The American people did not know it, but there were already hundreds and then thousands of Japanese Americans in the army. Even though more than two thousand Japanese Americans in the military were mustered out unceremoniously in January of 1942, others were kept in uniform by local commanders who innocently or deliberately ignored orders from Washington. One all-white army company in Hawaii reported that it had no Japanese Americans when, in fact, the unit’s star softball pitcher was a Nisei. By the time of Stimson’s announcement, a Nisei combat unit made up of former active-duty soldiers from Hawaii and members of the Hawaii National Guard was already training as the One Hundredth Battalion of the U.S. Army at Fort McCoy in Mississippi. Early in 1941, before the war, the military had been building a secret new unit, the Military Intelligence Service, quietly recruiting bilingual Japanese Americans from Hawaii and California to be used as translators and interpreters if there were a war with Japan. This was a difficult task: the army estimated that less than 3 percent of Nisei could speak much more than elementary Japanese and that perhaps one hundred Nisei were actually fluent in the language of their ancestors. Bill Hosokawa, a Nisei newspaper reporter before the war, described his MIS interview this way: “I thought I [had] a fair speaking knowledge of the language, but the interviewer quickly proved me completely inadequate.… First he asked me to read a high school text. I could make out perhaps two or three characters in a hundred.”

The first instructor hired, in September of 1941, was a thirty-one-year-old army private named John Aiso from Los Angeles, a prewar draftee working as an army truck mechanic. A graduate of Brown University and Harvard Law School, Aiso must have been the most overqualified mechanic in the service. He studied at Brown on a scholarship financed by the government of Japan, as did his roommate who became a translator for Emperor Hirohito in Tokyo. Aiso had practiced law in Los Angeles, and also in both Japan and Manchuria where he worked for the British American Tobacco Company. He was fluent in Japanese, which had turned out to be a rare talent among the Nisei. Aiso, who wanted to return to his law practice in Los Angeles, initially turned down the MIS offer made by General John Weckerling. He changed his mind when Weckerling stood up, came around his desk, put an arm on Private Aiso’s shoulder, and said, “John, your country needs you.”
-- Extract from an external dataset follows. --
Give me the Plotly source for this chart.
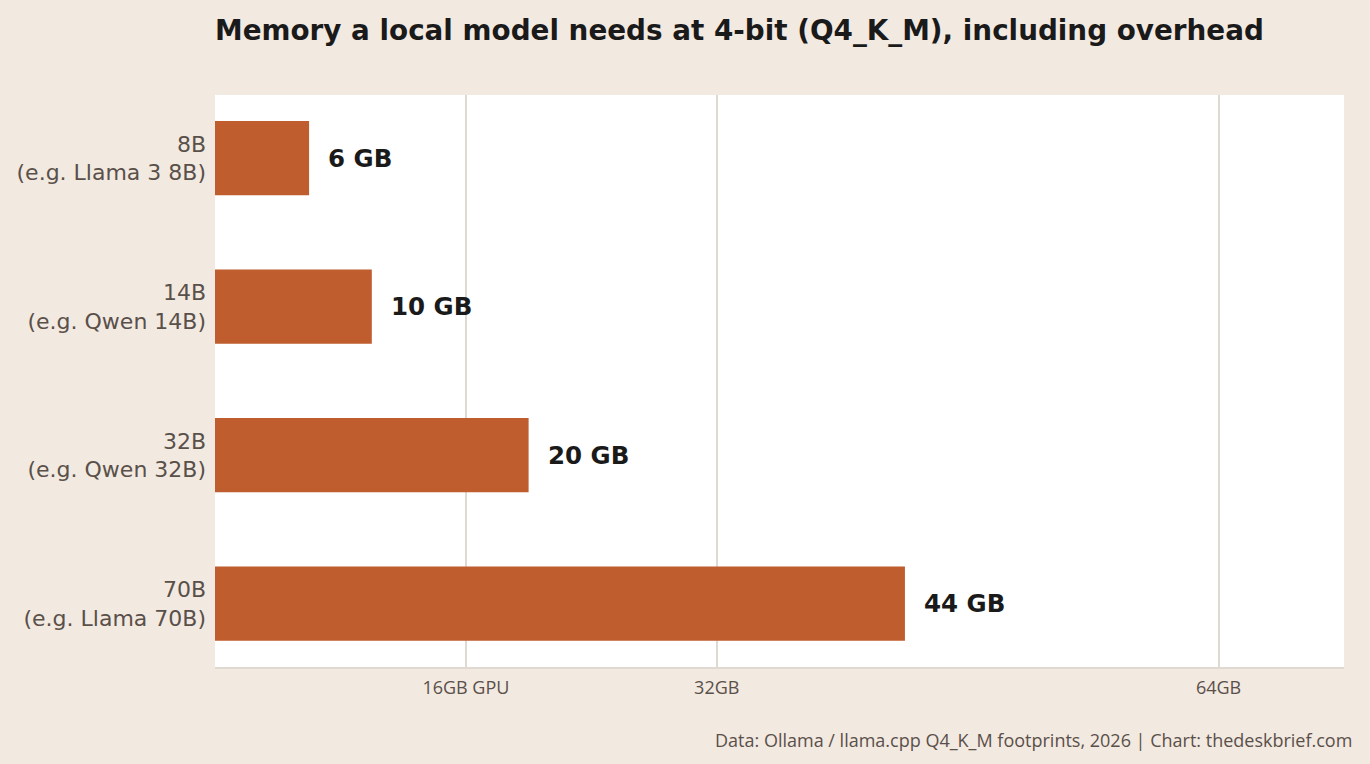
import plotly.graph_objects as go

categories = ["8B<br>(e.g. Llama 3 8B)", "14B<br>(e.g. Qwen 14B)", "32B<br>(e.g. Qwen 32B)", "70B<br>(e.g. Llama 70B)"]
memory_gb = [6, 10, 20, 44]
value_labels = ["6 GB", "10 GB", "20 GB", "44 GB"]
tick_vals = [16, 32, 64]
tick_text = ["16GB GPU", "32GB", "64GB"]

BAR = "#c05d2e"
PAPER = "#f2e9e1"
GRID = "#e0d9d1"
MUTED = "#5a504a"
DARK = "#1a1a1a"

fig = go.Figure()
fig.add_trace(go.Bar(
    y=categories, x=memory_gb, orientation="h",
    marker=dict(color=BAR, line=dict(width=0)),
    hoverinfo="x+y",
))

for c, v, t in zip(categories, memory_gb, value_labels):
    fig.add_annotation(
        x=v, y=c, text=f"<b>{t}</b>", showarrow=False,
        xanchor="left", yanchor="middle", xshift=17,
        font=dict(family="DejaVu Sans", size=24.5, color=DARK),
    )

fig.add_annotation(
    x=(1354 - 215) / (1344 - 215), xref="paper",
    y=-(740 - 667) / (667 - 95), yref="paper",
    text="Data: Ollama / llama.cpp Q4_K_M footprints, 2026 | Chart: thedeskbrief.com",
    showarrow=False, xanchor="right", yanchor="middle",
    font=dict(family="Open Sans", size=18, color=MUTED),
)

fig.update_layout(
    width=1370, height=764,
    paper_bgcolor=PAPER, plot_bgcolor="white",
    margin=dict(l=215, r=26, t=95, b=97),
    bargap=0.5,
    showlegend=False,
    title=dict(
        text="<b>Memory a local model needs at 4-bit (Q4_K_M), including overhead</b>",
        x=215 / 1370, xanchor="left", y=1 - 30 / 764, yanchor="middle",
        font=dict(family="DejaVu Sans", size=27.8, color=DARK),
    ),
    xaxis=dict(
        range=[0, 72], tickvals=tick_vals, ticktext=tick_text,
        showgrid=True, gridcolor=GRID, gridwidth=2,
        showline=True, linecolor=GRID, linewidth=2,
        zeroline=False, ticks="", ticklabelstandoff=3,
        tickfont=dict(family="Open Sans", size=18, color=MUTED),
    ),
    yaxis=dict(
        range=[3.427, -0.425], showgrid=False, zeroline=False,
        ticks="", ticklabelstandoff=8,
        tickfont=dict(family="DejaVu Sans", size=22, color=MUTED),
    ),
)

fig.write_html("out.html")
“No American,” Aiso said later, “had ever told me America was my country.” He also recalled, vividly, that on December 8, 1941, when he and his colleagues were on a trolley going to his office at the Presidio, a hysterical woman waved her arms toward him and yelled to white men in the car, “There’s a Jap. Kill him! Kill him! What’s wrong with you men?”

The work of Aiso and Weckerling was little known until after the war. In the end, more than six thousand Japanese Americans secretly served in the Pacific—almost all with distinction and almost unbelievable bravery—as translators and interpreters attached to the British and Australian armies, as well as to U.S. Army units.

The secrecy surrounding the Military Intelligence Service was doubled for a few hundred translators and interpreters in the navy and Marine Corps, which were still essentially segregated services. MIS training originally began at the Presidio in San Francisco, but General DeWitt demanded they be moved out of California and the language school moved to Camp Savage and then Fort Snelling in Minnesota. People up there were different than the Californians. Minnesotans who lived near Camp Savage would wait outside the gates on Friday nights to invite the Nisei to their homes for dinner or the weekend.

When camp was over, though, their duty was among the most dangerous in the military. The linguists had to worry about friendly fire but also knew they would be executed as traitors if they were captured by Imperial Japanese soldiers. Nisei wearing American uniforms often were assigned white bodyguards in case American soldiers, trained to shoot first and ask questions later, mistook them for Japanese infiltrators wearing uniforms stripped from dead American soldiers. One of the Nisei, Sergeant Fred Tanaka, on a ship headed for the Solomon Islands, went from one white soldier to another saying, “Take a good look and remember me because I’m going in with you.”